Altrettanto convincente è stata anche la Mrs. Meg Page di Paola Gardina, che ha offerto un'interpretazione solida ed elegante. La sua vocalità ben timbrata e il fraseggio accurato hanno garantito un apporto prezioso all’insieme. Pur avendo meno occasioni solistiche rispetto alle altre comari, la Gardina ha saputo ritagliarsi il suo spazio con intelligenza, con una gestione equilibrata dei momenti d’insieme e una buona presenza scenica.


La vera sorpresa della serata è stata però la Nannetta di Caterina Sala, cantante giovanissima, ma già dotata di un controllo vocale sorprendente, sostenuto da una tecnica solida e da una spiccata personalità interpretativa. Il suo timbro cristallino ha brillato per purezza e morbidezza, arricchito da un'emissione fluida.

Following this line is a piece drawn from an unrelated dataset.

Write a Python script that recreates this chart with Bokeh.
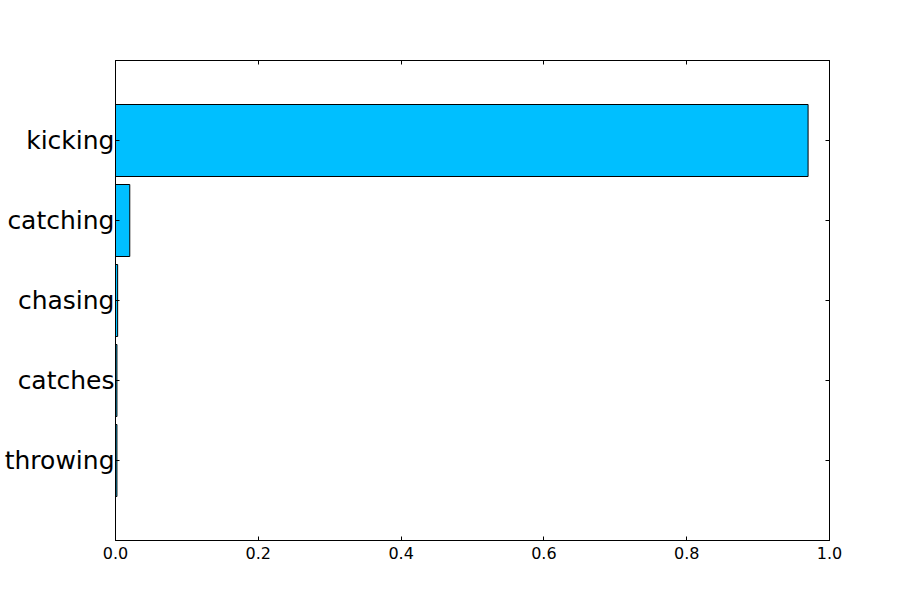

La sua aria del terzo atto, "Sul fil d’un soffio etesio", è stata un momento toccante, grazie alle intonazioni perfette e ad una delicatezza che ha saputo rendere il momento magico e sospeso. Una voce decisamente promettente, che lascia intravedere sviluppi interessanti per il futuro.


Ottimo anche il trio dei personaggi “minori”, Bardolfo, Pistola e il Dottor Cajus, che ha saputo conferire ulteriore vivacità alla messa in scena, grazie a un’ottima intesa teatrale e a una resa scenica sempre efficace. Una menzione particolare merita il Bardolfo energico e incisivo di Oronzo D’Urso, che si è distinto per la sua esuberanza scenica e per un’emissione chiara e ben proiettata, e il Pistola divertente e ben a fuoco di Luciano Leoni, che ha saputo modulare la sua interpretazione senza mai cadere nell’eccesso. Meno convincente sul piano vocale il Dottor Cajus di Blagoj Nacoski. L’ottima caratterizzazione del personaggio, sempre divertente e disinvolto, ha comunque compensato alcune carenze vocali.


Nel complesso, pertanto, questo Falstaff ha offerto una serata piacevole, vivace e coinvolgente. Grazie a un cast ben assortito, ad una direzione attenta ai dettagli e a una regia ricca di trovate intelligenti, la produzione si è rivelata estremamente riuscita. Un Falstaff divertente, che ha saputo rendere adeguato omaggio alla genialità dell’ultima opera di Verdi.